А еще папа был… живым. Он смеялся, махал кому-то рукой, в задумчивости ерошил волосы. Даже на фото, где он стоял в почетном карауле у резиденции Императора, совсем не выглядел деревянным истуканом.
— Жаль, что мы его не знали, — прошептала Белинда, проводя кончиками пальцев по очередной фотографии – в какой-то жаркой стране, на фоне пальм и фонтана. — Папа…
И тут в гостиную буквально влетел дед. Остановился, как будто с размаху врезался в стену. Шумно выдохнул. Пожаловался:
— Старею. Нервы сдают.
— Что случилось? — бабушка вскочила, подбежала к нему. Нахмурилась. — Врача? Успокоительного? Пойдем, присядь.
Дед уселся на диван, туда, где только что сидела бабушка, и вдруг сгреб обеими руками Лану с Белиндой. Прижал к себе.
— Вы здесь. Всё хорошо.
Бабушка накапала в стакан успокоительного, дед выпил залпом, медленно выдохнул.
— Рекмарс? — спросила Лана. — Или что-то другое?
— Он. Сейчас туда отправилась штурм-группа. Я боялся, что ты с утра тоже отправилась… учиться.
В этом «учиться» было столько сарказма! Еще несколько дней назад Лана оскорбленно вскинулась бы, а сейчас и сама так чувствовала. Разве ж это учеба! Но чтобы штурм-группа? Даже не полиция, а силы спецопераций?
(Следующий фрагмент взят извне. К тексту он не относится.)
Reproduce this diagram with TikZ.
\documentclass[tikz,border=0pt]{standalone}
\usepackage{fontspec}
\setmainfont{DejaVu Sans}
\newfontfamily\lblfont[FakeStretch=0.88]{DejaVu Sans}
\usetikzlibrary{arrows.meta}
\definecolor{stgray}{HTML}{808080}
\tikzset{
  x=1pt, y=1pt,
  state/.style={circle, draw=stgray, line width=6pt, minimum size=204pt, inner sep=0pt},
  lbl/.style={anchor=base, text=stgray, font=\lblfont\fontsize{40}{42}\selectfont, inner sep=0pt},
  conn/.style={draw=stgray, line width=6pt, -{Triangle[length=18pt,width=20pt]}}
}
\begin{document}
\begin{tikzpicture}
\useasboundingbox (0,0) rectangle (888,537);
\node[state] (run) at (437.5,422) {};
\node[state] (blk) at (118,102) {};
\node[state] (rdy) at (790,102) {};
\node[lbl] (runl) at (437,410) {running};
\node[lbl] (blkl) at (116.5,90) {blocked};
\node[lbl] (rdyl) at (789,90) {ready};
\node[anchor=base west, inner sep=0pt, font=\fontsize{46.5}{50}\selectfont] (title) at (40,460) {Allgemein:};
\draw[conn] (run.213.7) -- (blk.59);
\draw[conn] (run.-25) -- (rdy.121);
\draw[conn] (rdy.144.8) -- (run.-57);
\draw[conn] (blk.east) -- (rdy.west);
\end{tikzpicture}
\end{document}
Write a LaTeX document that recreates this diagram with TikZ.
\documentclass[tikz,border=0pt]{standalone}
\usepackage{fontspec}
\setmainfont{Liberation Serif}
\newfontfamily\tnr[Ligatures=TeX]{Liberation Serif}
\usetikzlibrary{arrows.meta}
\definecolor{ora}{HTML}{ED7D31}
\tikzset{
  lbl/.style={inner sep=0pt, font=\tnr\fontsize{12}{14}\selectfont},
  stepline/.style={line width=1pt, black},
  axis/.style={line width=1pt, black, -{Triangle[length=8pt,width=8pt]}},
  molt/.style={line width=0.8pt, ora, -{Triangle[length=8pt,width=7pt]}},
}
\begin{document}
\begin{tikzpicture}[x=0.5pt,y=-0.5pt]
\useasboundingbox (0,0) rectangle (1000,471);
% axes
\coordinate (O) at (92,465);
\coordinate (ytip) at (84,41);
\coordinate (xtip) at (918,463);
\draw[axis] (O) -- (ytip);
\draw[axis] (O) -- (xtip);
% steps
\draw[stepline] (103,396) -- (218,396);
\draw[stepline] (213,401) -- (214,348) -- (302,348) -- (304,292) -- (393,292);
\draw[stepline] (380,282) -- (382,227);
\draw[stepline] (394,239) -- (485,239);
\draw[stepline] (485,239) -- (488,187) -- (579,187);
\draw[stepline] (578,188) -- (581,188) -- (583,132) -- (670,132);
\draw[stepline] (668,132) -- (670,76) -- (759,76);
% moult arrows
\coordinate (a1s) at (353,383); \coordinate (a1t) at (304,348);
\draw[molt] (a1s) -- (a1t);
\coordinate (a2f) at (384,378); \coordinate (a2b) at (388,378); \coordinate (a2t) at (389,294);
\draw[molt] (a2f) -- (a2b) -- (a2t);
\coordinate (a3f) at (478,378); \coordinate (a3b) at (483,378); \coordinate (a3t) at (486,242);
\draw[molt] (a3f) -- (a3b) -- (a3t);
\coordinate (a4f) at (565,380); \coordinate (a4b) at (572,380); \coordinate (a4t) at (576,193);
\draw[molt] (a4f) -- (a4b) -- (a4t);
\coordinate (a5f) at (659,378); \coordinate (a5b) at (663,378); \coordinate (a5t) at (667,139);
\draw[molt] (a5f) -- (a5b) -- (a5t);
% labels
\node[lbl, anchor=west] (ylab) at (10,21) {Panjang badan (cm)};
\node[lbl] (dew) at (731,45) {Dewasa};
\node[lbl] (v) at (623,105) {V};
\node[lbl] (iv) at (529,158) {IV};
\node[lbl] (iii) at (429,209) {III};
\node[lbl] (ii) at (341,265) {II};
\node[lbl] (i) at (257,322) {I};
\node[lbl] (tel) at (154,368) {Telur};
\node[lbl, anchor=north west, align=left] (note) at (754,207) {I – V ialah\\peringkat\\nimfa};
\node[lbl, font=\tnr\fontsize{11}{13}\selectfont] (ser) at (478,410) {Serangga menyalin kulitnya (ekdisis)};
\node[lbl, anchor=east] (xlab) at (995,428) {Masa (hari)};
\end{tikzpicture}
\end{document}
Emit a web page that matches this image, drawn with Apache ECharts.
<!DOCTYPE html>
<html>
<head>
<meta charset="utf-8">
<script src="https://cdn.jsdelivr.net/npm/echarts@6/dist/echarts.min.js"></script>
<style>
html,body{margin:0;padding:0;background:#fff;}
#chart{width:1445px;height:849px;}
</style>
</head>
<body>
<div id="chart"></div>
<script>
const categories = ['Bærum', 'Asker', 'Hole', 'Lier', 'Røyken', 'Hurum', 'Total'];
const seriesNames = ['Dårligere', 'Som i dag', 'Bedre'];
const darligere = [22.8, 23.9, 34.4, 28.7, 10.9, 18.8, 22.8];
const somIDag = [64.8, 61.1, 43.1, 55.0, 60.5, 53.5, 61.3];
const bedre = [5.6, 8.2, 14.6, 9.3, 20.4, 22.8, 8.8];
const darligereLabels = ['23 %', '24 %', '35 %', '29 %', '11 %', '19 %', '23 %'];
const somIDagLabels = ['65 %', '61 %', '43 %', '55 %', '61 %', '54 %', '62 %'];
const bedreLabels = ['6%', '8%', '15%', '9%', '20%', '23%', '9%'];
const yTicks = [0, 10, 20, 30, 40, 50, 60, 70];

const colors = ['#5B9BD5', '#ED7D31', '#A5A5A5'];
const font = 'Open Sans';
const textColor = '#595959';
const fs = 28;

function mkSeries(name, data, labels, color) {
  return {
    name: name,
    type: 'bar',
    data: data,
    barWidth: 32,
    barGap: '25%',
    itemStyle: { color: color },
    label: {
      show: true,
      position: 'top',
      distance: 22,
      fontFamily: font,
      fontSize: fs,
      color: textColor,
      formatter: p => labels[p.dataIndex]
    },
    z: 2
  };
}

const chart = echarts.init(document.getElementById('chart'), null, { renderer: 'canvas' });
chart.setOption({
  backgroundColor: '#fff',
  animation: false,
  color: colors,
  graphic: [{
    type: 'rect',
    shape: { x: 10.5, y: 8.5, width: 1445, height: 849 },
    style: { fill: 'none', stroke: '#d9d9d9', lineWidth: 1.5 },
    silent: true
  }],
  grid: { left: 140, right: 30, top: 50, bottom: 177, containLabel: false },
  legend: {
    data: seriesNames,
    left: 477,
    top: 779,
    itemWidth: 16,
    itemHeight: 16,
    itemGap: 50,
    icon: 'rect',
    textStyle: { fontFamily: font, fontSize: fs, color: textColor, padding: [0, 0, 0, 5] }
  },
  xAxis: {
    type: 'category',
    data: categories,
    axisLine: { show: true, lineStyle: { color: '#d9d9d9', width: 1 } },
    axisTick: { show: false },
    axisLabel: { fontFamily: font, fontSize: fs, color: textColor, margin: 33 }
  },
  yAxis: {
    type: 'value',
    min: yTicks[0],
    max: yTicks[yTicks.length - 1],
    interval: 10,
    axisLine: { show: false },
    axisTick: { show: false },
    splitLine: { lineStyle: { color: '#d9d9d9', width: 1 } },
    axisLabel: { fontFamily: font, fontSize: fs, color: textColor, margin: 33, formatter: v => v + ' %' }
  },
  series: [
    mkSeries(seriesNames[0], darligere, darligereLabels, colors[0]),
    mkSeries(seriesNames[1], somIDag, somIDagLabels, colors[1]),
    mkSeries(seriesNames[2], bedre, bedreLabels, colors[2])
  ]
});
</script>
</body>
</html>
— Расскажи, что там! — буквально на мгновение опередила ее вопрос Белинда.
— Ничего хорошего, — словно выплюнул дед. — Эта тварь! Он поил учеников настойкой, усиливающей магию и работоспособность и при этом подавляющей волю и критичность мышления. Ты это пила! — сжал плечи Ланы. — А на твоих комнатах там столько ментальных чар, что по записям и не определить, какие, надо на месте распутывать.
Выдохнул шумно и сердито, словно морж, и продолжил спокойнее:
— По опросам бывших учеников. Его любимая фраза: «Может, из тебя выйдет шедевр, а может, всего лишь дрянной накопитель». Практически все, услышав впервые, воспринимали как шутку. А потом понимали – шуткой там и не пахнет. Он готовит из учеников то, что нужно ему. Для себя. Ваш школьный профессор артефакторики, тот, который затянул тебя к себе в ученики, а потом отдал Рекмарсу. «Дрянной накопитель», по его классификации. Годен только на то, чтобы искать новых жертв. А «шедевры»… Об их судьбе, я думаю, мы узнаем после штурма. И, боюсь, ничего хорошего там не будет.
Лана слушала – и не верила, что слышит правильно. Как будто заснула и видела сон, а проснулась, стоя у самого края пропасти.
— Спасибо Виршову, — глухо сказал дед. — Если бы не он…
— Эгер? — переспросила Лана. — Я как раз хотела спросить, он-то как оказался во всей этой истории?